Return the full listing exactly as it is written.
— START —
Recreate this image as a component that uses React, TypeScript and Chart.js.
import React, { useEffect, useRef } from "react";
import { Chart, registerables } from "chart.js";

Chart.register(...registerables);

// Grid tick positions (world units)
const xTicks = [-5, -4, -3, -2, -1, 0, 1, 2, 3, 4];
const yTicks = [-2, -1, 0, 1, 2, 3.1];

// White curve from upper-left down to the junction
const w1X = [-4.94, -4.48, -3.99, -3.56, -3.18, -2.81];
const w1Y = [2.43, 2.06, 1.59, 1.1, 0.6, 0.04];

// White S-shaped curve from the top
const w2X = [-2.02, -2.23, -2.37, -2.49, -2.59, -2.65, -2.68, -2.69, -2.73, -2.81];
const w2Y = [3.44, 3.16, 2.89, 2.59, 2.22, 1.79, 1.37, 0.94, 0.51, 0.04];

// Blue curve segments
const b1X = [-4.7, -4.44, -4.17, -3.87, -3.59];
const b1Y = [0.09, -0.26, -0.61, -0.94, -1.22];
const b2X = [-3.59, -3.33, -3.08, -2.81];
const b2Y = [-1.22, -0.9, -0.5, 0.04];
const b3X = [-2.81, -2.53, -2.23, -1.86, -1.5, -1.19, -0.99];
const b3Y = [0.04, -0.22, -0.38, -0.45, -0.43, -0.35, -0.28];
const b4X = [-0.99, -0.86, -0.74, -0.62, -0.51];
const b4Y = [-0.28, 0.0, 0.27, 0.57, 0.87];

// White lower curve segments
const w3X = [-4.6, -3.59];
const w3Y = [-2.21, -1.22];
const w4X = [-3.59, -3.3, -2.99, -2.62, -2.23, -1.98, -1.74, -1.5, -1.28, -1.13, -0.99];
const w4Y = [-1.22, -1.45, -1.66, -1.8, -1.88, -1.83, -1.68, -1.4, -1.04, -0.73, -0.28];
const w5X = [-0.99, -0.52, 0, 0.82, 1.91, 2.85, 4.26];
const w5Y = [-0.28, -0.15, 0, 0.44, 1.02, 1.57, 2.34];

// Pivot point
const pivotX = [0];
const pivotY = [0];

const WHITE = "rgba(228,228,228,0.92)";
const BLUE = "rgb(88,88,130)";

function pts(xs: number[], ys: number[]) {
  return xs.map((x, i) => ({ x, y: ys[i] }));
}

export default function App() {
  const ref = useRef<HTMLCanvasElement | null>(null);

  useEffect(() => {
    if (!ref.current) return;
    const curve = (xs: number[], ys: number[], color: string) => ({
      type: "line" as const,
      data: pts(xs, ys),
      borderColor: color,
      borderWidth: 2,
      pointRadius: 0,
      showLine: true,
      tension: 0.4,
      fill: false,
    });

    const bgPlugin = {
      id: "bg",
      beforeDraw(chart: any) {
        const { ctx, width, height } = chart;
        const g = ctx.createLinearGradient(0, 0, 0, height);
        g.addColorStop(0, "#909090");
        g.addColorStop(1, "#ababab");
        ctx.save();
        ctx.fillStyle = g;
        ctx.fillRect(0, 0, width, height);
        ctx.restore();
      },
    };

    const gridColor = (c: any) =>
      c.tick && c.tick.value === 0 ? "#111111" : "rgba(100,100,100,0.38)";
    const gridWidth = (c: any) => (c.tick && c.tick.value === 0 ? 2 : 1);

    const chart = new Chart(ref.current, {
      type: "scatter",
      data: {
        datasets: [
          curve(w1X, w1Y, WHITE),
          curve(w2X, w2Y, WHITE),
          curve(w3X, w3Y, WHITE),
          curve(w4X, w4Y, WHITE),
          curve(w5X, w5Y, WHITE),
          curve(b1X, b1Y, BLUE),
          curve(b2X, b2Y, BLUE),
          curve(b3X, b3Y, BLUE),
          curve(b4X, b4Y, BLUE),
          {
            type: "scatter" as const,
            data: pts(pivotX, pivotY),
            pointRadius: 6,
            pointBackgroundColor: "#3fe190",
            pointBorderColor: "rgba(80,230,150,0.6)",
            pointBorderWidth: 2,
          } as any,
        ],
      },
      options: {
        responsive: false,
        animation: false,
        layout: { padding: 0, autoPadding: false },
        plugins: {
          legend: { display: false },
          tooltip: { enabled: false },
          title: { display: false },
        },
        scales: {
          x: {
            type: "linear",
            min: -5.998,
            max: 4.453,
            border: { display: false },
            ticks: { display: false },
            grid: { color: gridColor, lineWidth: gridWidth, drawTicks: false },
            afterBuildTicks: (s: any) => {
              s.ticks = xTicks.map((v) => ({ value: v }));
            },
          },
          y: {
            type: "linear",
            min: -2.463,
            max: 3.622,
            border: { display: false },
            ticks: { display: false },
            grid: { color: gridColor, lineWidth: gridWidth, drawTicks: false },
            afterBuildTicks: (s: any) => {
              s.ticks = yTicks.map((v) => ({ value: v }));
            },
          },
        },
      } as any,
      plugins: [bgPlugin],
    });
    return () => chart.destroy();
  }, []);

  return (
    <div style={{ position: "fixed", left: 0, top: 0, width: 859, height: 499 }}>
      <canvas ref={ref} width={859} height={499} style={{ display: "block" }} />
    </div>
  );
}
— END —
• RESPONSE FOR THIS EXERCISE
Recreate this image as a component that uses React, TypeScript and Chart.js.
import React, { useEffect, useRef } from "react";
import { Chart, registerables } from "chart.js";

Chart.register(...registerables);

// Grid tick positions (world units)
const xTicks = [-5, -4, -3, -2, -1, 0, 1, 2, 3, 4];
const yTicks = [-2, -1, 0, 1, 2, 3.1];

// White curve from upper-left down to the junction
const w1X = [-4.94, -4.48, -3.99, -3.56, -3.18, -2.81];
const w1Y = [2.43, 2.06, 1.59, 1.1, 0.6, 0.04];

// White S-shaped curve from the top
const w2X = [-2.02, -2.23, -2.37, -2.49, -2.59, -2.65, -2.68, -2.69, -2.73, -2.81];
const w2Y = [3.44, 3.16, 2.89, 2.59, 2.22, 1.79, 1.37, 0.94, 0.51, 0.04];

// Blue curve segments
const b1X = [-4.7, -4.44, -4.17, -3.87, -3.59];
const b1Y = [0.09, -0.26, -0.61, -0.94, -1.22];
const b2X = [-3.59, -3.33, -3.08, -2.81];
const b2Y = [-1.22, -0.9, -0.5, 0.04];
const b3X = [-2.81, -2.53, -2.23, -1.86, -1.5, -1.19, -0.99];
const b3Y = [0.04, -0.22, -0.38, -0.45, -0.43, -0.35, -0.28];
const b4X = [-0.99, -0.86, -0.74, -0.62, -0.51];
const b4Y = [-0.28, 0.0, 0.27, 0.57, 0.87];

// White lower curve segments
const w3X = [-4.6, -3.59];
const w3Y = [-2.21, -1.22];
const w4X = [-3.59, -3.3, -2.99, -2.62, -2.23, -1.98, -1.74, -1.5, -1.28, -1.13, -0.99];
const w4Y = [-1.22, -1.45, -1.66, -1.8, -1.88, -1.83, -1.68, -1.4, -1.04, -0.73, -0.28];
const w5X = [-0.99, -0.52, 0, 0.82, 1.91, 2.85, 4.26];
const w5Y = [-0.28, -0.15, 0, 0.44, 1.02, 1.57, 2.34];

// Pivot point
const pivotX = [0];
const pivotY = [0];

const WHITE = "rgba(228,228,228,0.92)";
const BLUE = "rgb(88,88,130)";

function pts(xs: number[], ys: number[]) {
  return xs.map((x, i) => ({ x, y: ys[i] }));
}

export default function App() {
  const ref = useRef<HTMLCanvasElement | null>(null);

  useEffect(() => {
    if (!ref.current) return;
    const curve = (xs: number[], ys: number[], color: string) => ({
      type: "line" as const,
      data: pts(xs, ys),
      borderColor: color,
      borderWidth: 2,
      pointRadius: 0,
      showLine: true,
      tension: 0.4,
      fill: false,
    });

    const bgPlugin = {
      id: "bg",
      beforeDraw(chart: any) {
        const { ctx, width, height } = chart;
        const g = ctx.createLinearGradient(0, 0, 0, height);
        g.addColorStop(0, "#909090");
        g.addColorStop(1, "#ababab");
        ctx.save();
        ctx.fillStyle = g;
        ctx.fillRect(0, 0, width, height);
        ctx.restore();
      },
    };

    const gridColor = (c: any) =>
      c.tick && c.tick.value === 0 ? "#111111" : "rgba(100,100,100,0.38)";
    const gridWidth = (c: any) => (c.tick && c.tick.value === 0 ? 2 : 1);

    const chart = new Chart(ref.current, {
      type: "scatter",
      data: {
        datasets: [
          curve(w1X, w1Y, WHITE),
          curve(w2X, w2Y, WHITE),
          curve(w3X, w3Y, WHITE),
          curve(w4X, w4Y, WHITE),
          curve(w5X, w5Y, WHITE),
          curve(b1X, b1Y, BLUE),
          curve(b2X, b2Y, BLUE),
          curve(b3X, b3Y, BLUE),
          curve(b4X, b4Y, BLUE),
          {
            type: "scatter" as const,
            data: pts(pivotX, pivotY),
            pointRadius: 6,
            pointBackgroundColor: "#3fe190",
            pointBorderColor: "rgba(80,230,150,0.6)",
            pointBorderWidth: 2,
          } as any,
        ],
      },
      options: {
        responsive: false,
        animation: false,
        layout: { padding: 0, autoPadding: false },
        plugins: {
          legend: { display: false },
          tooltip: { enabled: false },
          title: { display: false },
        },
        scales: {
          x: {
            type: "linear",
            min: -5.998,
            max: 4.453,
            border: { display: false },
            ticks: { display: false },
            grid: { color: gridColor, lineWidth: gridWidth, drawTicks: false },
            afterBuildTicks: (s: any) => {
              s.ticks = xTicks.map((v) => ({ value: v }));
            },
          },
          y: {
            type: "linear",
            min: -2.463,
            max: 3.622,
            border: { display: false },
            ticks: { display: false },
            grid: { color: gridColor, lineWidth: gridWidth, drawTicks: false },
            afterBuildTicks: (s: any) => {
              s.ticks = yTicks.map((v) => ({ value: v }));
            },
          },
        },
      } as any,
      plugins: [bgPlugin],
    });
    return () => chart.destroy();
  }, []);

  return (
    <div style={{ position: "fixed", left: 0, top: 0, width: 859, height: 499 }}>
      <canvas ref={ref} width={859} height={499} style={{ display: "block" }} />
    </div>
  );
}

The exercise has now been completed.